Could you please take a look at this and advise me on what to do? It would be great if you could reprocess the POC files that are broken, but some other workaround would be fine. Thank you very much for maintaining the quality of your archive; it has always served me and my colleagues well over the years and we really appreciate it.
I have not looked in detail at other averagings (8 day, monthly, etc.) or 4 km resolution, but I would guess this problem exists with them as well.
Finally, I'm sure you know this, but I am reporting a different issue than this post https://oceancolor.gsfc.nasa.gov/forum/oceancolor/topic_show.pl?tid=7237. Just wanted to be clear about that.
What it actually looks like is that the 2002-2014 and 2014-2016 periods have similar values in many places throughout the ocean, but the 2002-2014 period shows large negative values in areas of high POC, e.g. in estuaries or close to shore in the Northwest African upwelling.

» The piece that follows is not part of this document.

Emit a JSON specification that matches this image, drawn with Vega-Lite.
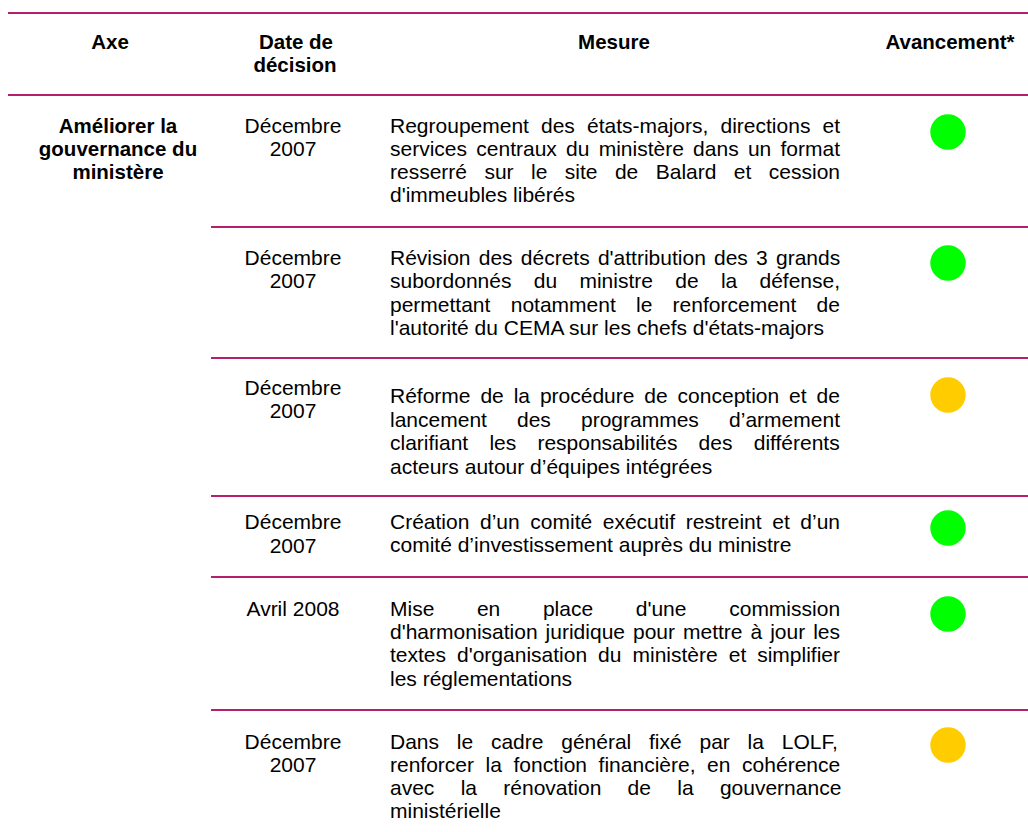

This is definitely not as problematic as if all the values were wrong. But it would be great if this problem could be corrected, as it limits the utility of this product.
The newer l3mapgen generated products are scaled - and as such the negative values are "scaled away". There is no inconsistency if you used the valid_min/max attributes.
I'm still seeing negative poc - eg, in https://oceandata.sci.gsfc.nasa.gov/cgi/getfile/A2003004.L3m_DAY_POC_poc_4km.nc
This file is produced with l3mapgen, and scale/offset are 1/0, so the earlier explanation about bad values produced by smigen don't seem applicable.
Do you know how we should interpret such values?
In your example file: A2003004.L3m_DAY_POC_poc_4km.nc
poc:scale_factor = 0.2f <- not 1.0
poc:add_offset = 6400.f <- not 0.0
min file value = 8.0
max file value = 12953.4
so, I don't see any negative values. Of course many of the unconverted short values are negative.
poc:scale_factor = 1.f ;
poc:add_offset = 0.f ;
The current version has: :date_created = "2017-12-29T22:22:57.000Z"
...but I think you may have figured that out, given your subsequent post...
I would like to know if the dataset "NASA/OCEANDATA/MODIS-Aqua/L3SMI" comes with cloud already removed?
I am trying to do a Time series analysis of chlorophyll, POC and SST in Earth Engine and was wondering if I have to first do a cloud removal or other other preprocessing analysis.